* **REQUIRED WORK**
Make an exact copy of all the entries, with the pictures left out.

-- Begin --

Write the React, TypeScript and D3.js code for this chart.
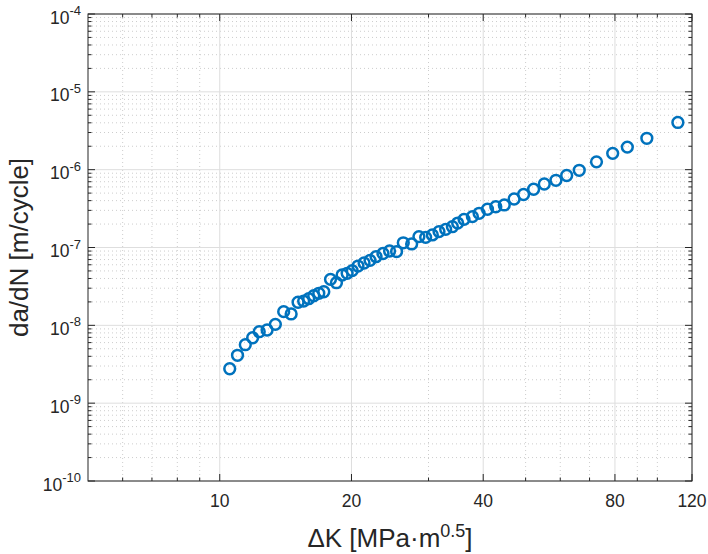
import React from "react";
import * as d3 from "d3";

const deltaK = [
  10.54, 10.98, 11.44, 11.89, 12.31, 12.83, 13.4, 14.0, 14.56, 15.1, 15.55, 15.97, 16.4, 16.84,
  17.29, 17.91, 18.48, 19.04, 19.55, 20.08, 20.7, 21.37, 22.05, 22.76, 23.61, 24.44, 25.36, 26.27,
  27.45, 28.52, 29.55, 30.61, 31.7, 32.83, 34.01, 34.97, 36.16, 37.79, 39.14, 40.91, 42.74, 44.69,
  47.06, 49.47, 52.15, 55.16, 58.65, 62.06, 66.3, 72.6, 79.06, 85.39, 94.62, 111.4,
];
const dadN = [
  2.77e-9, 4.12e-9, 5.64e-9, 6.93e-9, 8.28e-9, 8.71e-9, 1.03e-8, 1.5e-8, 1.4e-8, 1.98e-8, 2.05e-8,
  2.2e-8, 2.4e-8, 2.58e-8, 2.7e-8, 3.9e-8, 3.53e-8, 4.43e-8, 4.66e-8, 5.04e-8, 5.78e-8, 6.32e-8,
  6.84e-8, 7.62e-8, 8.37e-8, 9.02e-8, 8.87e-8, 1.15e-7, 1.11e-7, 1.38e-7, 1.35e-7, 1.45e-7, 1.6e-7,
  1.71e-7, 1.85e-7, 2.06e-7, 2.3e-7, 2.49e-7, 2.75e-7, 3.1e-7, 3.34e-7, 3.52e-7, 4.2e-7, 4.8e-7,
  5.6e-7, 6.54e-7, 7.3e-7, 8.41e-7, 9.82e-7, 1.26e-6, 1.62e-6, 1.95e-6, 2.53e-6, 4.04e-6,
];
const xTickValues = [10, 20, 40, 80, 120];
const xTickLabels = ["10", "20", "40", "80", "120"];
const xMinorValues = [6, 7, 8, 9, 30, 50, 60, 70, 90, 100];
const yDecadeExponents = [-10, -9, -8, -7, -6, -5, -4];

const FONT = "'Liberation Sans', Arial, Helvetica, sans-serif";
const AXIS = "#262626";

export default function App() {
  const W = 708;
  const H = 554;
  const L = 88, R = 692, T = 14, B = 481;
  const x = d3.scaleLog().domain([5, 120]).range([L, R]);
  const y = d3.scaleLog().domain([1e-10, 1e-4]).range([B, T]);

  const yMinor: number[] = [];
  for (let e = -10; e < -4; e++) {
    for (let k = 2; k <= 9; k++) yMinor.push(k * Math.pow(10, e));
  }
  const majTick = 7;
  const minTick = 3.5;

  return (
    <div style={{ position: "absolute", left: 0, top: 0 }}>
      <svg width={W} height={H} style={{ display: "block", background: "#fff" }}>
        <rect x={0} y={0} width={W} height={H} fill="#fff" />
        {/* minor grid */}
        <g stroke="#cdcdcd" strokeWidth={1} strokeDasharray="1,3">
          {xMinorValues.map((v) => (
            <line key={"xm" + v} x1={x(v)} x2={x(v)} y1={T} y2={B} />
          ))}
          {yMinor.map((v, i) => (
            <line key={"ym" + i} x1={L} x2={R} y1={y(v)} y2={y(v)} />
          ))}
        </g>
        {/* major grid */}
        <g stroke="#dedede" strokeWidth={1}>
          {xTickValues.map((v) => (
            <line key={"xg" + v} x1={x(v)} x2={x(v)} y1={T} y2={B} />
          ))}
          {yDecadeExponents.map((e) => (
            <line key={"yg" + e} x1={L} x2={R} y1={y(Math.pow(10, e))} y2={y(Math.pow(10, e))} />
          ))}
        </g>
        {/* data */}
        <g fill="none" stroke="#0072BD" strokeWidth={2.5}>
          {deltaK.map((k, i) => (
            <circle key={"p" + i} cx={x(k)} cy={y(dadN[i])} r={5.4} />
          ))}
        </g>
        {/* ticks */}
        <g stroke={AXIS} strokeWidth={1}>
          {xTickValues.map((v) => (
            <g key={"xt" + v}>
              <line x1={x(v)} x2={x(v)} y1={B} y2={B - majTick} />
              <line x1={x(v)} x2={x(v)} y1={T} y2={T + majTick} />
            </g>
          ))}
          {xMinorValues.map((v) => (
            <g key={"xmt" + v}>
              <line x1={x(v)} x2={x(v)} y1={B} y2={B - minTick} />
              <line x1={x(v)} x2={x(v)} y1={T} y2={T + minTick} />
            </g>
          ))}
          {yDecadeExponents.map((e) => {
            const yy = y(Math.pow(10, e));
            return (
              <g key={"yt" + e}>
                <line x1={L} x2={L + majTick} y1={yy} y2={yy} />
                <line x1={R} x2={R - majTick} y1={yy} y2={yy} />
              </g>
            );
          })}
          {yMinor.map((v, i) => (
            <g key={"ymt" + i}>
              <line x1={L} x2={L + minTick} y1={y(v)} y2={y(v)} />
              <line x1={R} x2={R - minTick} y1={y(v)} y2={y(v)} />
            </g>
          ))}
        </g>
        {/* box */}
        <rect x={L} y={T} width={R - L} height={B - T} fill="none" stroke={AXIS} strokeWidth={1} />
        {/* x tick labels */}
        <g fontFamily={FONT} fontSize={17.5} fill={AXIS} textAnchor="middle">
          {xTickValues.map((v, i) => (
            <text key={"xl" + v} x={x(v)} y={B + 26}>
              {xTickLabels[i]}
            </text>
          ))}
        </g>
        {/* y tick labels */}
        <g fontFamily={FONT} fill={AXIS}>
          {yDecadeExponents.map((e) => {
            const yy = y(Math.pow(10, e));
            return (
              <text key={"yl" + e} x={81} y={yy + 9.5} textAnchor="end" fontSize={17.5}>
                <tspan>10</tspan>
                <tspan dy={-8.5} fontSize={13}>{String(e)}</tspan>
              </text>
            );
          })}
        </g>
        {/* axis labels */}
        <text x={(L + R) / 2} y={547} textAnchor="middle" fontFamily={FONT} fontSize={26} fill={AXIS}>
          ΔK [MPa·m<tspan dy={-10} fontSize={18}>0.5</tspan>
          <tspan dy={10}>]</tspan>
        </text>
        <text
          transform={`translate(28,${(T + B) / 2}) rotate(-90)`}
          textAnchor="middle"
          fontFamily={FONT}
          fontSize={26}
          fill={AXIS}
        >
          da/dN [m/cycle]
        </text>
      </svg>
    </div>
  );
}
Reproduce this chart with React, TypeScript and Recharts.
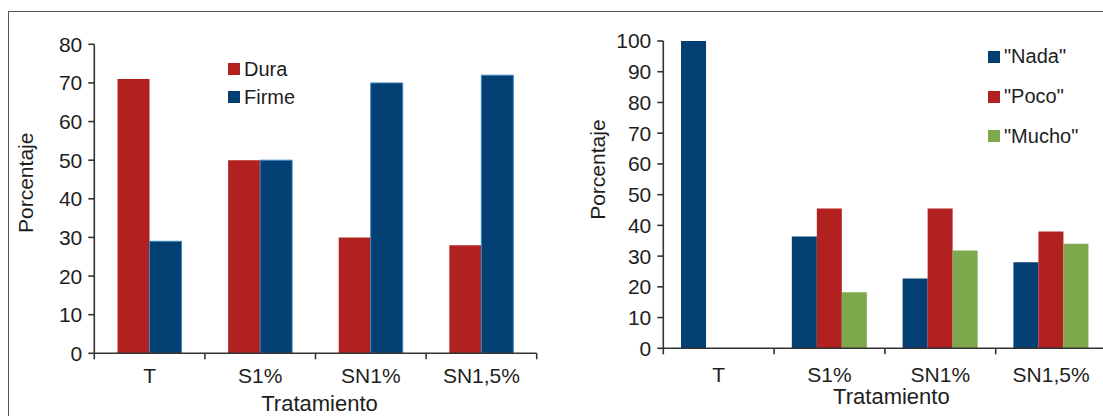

-- End --

* **FINAL RESULT**
Write the React, TypeScript and D3.js code for this chart.
import React from "react";
import * as d3 from "d3";

const deltaK = [
  10.54, 10.98, 11.44, 11.89, 12.31, 12.83, 13.4, 14.0, 14.56, 15.1, 15.55, 15.97, 16.4, 16.84,
  17.29, 17.91, 18.48, 19.04, 19.55, 20.08, 20.7, 21.37, 22.05, 22.76, 23.61, 24.44, 25.36, 26.27,
  27.45, 28.52, 29.55, 30.61, 31.7, 32.83, 34.01, 34.97, 36.16, 37.79, 39.14, 40.91, 42.74, 44.69,
  47.06, 49.47, 52.15, 55.16, 58.65, 62.06, 66.3, 72.6, 79.06, 85.39, 94.62, 111.4,
];
const dadN = [
  2.77e-9, 4.12e-9, 5.64e-9, 6.93e-9, 8.28e-9, 8.71e-9, 1.03e-8, 1.5e-8, 1.4e-8, 1.98e-8, 2.05e-8,
  2.2e-8, 2.4e-8, 2.58e-8, 2.7e-8, 3.9e-8, 3.53e-8, 4.43e-8, 4.66e-8, 5.04e-8, 5.78e-8, 6.32e-8,
  6.84e-8, 7.62e-8, 8.37e-8, 9.02e-8, 8.87e-8, 1.15e-7, 1.11e-7, 1.38e-7, 1.35e-7, 1.45e-7, 1.6e-7,
  1.71e-7, 1.85e-7, 2.06e-7, 2.3e-7, 2.49e-7, 2.75e-7, 3.1e-7, 3.34e-7, 3.52e-7, 4.2e-7, 4.8e-7,
  5.6e-7, 6.54e-7, 7.3e-7, 8.41e-7, 9.82e-7, 1.26e-6, 1.62e-6, 1.95e-6, 2.53e-6, 4.04e-6,
];
const xTickValues = [10, 20, 40, 80, 120];
const xTickLabels = ["10", "20", "40", "80", "120"];
const xMinorValues = [6, 7, 8, 9, 30, 50, 60, 70, 90, 100];
const yDecadeExponents = [-10, -9, -8, -7, -6, -5, -4];

const FONT = "'Liberation Sans', Arial, Helvetica, sans-serif";
const AXIS = "#262626";

export default function App() {
  const W = 708;
  const H = 554;
  const L = 88, R = 692, T = 14, B = 481;
  const x = d3.scaleLog().domain([5, 120]).range([L, R]);
  const y = d3.scaleLog().domain([1e-10, 1e-4]).range([B, T]);

  const yMinor: number[] = [];
  for (let e = -10; e < -4; e++) {
    for (let k = 2; k <= 9; k++) yMinor.push(k * Math.pow(10, e));
  }
  const majTick = 7;
  const minTick = 3.5;

  return (
    <div style={{ position: "absolute", left: 0, top: 0 }}>
      <svg width={W} height={H} style={{ display: "block", background: "#fff" }}>
        <rect x={0} y={0} width={W} height={H} fill="#fff" />
        {/* minor grid */}
        <g stroke="#cdcdcd" strokeWidth={1} strokeDasharray="1,3">
          {xMinorValues.map((v) => (
            <line key={"xm" + v} x1={x(v)} x2={x(v)} y1={T} y2={B} />
          ))}
          {yMinor.map((v, i) => (
            <line key={"ym" + i} x1={L} x2={R} y1={y(v)} y2={y(v)} />
          ))}
        </g>
        {/* major grid */}
        <g stroke="#dedede" strokeWidth={1}>
          {xTickValues.map((v) => (
            <line key={"xg" + v} x1={x(v)} x2={x(v)} y1={T} y2={B} />
          ))}
          {yDecadeExponents.map((e) => (
            <line key={"yg" + e} x1={L} x2={R} y1={y(Math.pow(10, e))} y2={y(Math.pow(10, e))} />
          ))}
        </g>
        {/* data */}
        <g fill="none" stroke="#0072BD" strokeWidth={2.5}>
          {deltaK.map((k, i) => (
            <circle key={"p" + i} cx={x(k)} cy={y(dadN[i])} r={5.4} />
          ))}
        </g>
        {/* ticks */}
        <g stroke={AXIS} strokeWidth={1}>
          {xTickValues.map((v) => (
            <g key={"xt" + v}>
              <line x1={x(v)} x2={x(v)} y1={B} y2={B - majTick} />
              <line x1={x(v)} x2={x(v)} y1={T} y2={T + majTick} />
            </g>
          ))}
          {xMinorValues.map((v) => (
            <g key={"xmt" + v}>
              <line x1={x(v)} x2={x(v)} y1={B} y2={B - minTick} />
              <line x1={x(v)} x2={x(v)} y1={T} y2={T + minTick} />
            </g>
          ))}
          {yDecadeExponents.map((e) => {
            const yy = y(Math.pow(10, e));
            return (
              <g key={"yt" + e}>
                <line x1={L} x2={L + majTick} y1={yy} y2={yy} />
                <line x1={R} x2={R - majTick} y1={yy} y2={yy} />
              </g>
            );
          })}
          {yMinor.map((v, i) => (
            <g key={"ymt" + i}>
              <line x1={L} x2={L + minTick} y1={y(v)} y2={y(v)} />
              <line x1={R} x2={R - minTick} y1={y(v)} y2={y(v)} />
            </g>
          ))}
        </g>
        {/* box */}
        <rect x={L} y={T} width={R - L} height={B - T} fill="none" stroke={AXIS} strokeWidth={1} />
        {/* x tick labels */}
        <g fontFamily={FONT} fontSize={17.5} fill={AXIS} textAnchor="middle">
          {xTickValues.map((v, i) => (
            <text key={"xl" + v} x={x(v)} y={B + 26}>
              {xTickLabels[i]}
            </text>
          ))}
        </g>
        {/* y tick labels */}
        <g fontFamily={FONT} fill={AXIS}>
          {yDecadeExponents.map((e) => {
            const yy = y(Math.pow(10, e));
            return (
              <text key={"yl" + e} x={81} y={yy + 9.5} textAnchor="end" fontSize={17.5}>
                <tspan>10</tspan>
                <tspan dy={-8.5} fontSize={13}>{String(e)}</tspan>
              </text>
            );
          })}
        </g>
        {/* axis labels */}
        <text x={(L + R) / 2} y={547} textAnchor="middle" fontFamily={FONT} fontSize={26} fill={AXIS}>
          ΔK [MPa·m<tspan dy={-10} fontSize={18}>0.5</tspan>
          <tspan dy={10}>]</tspan>
        </text>
        <text
          transform={`translate(28,${(T + B) / 2}) rotate(-90)`}
          textAnchor="middle"
          fontFamily={FONT}
          fontSize={26}
          fill={AXIS}
        >
          da/dN [m/cycle]
        </text>
      </svg>
    </div>
  );
}
Reproduce this chart with React, TypeScript and Recharts.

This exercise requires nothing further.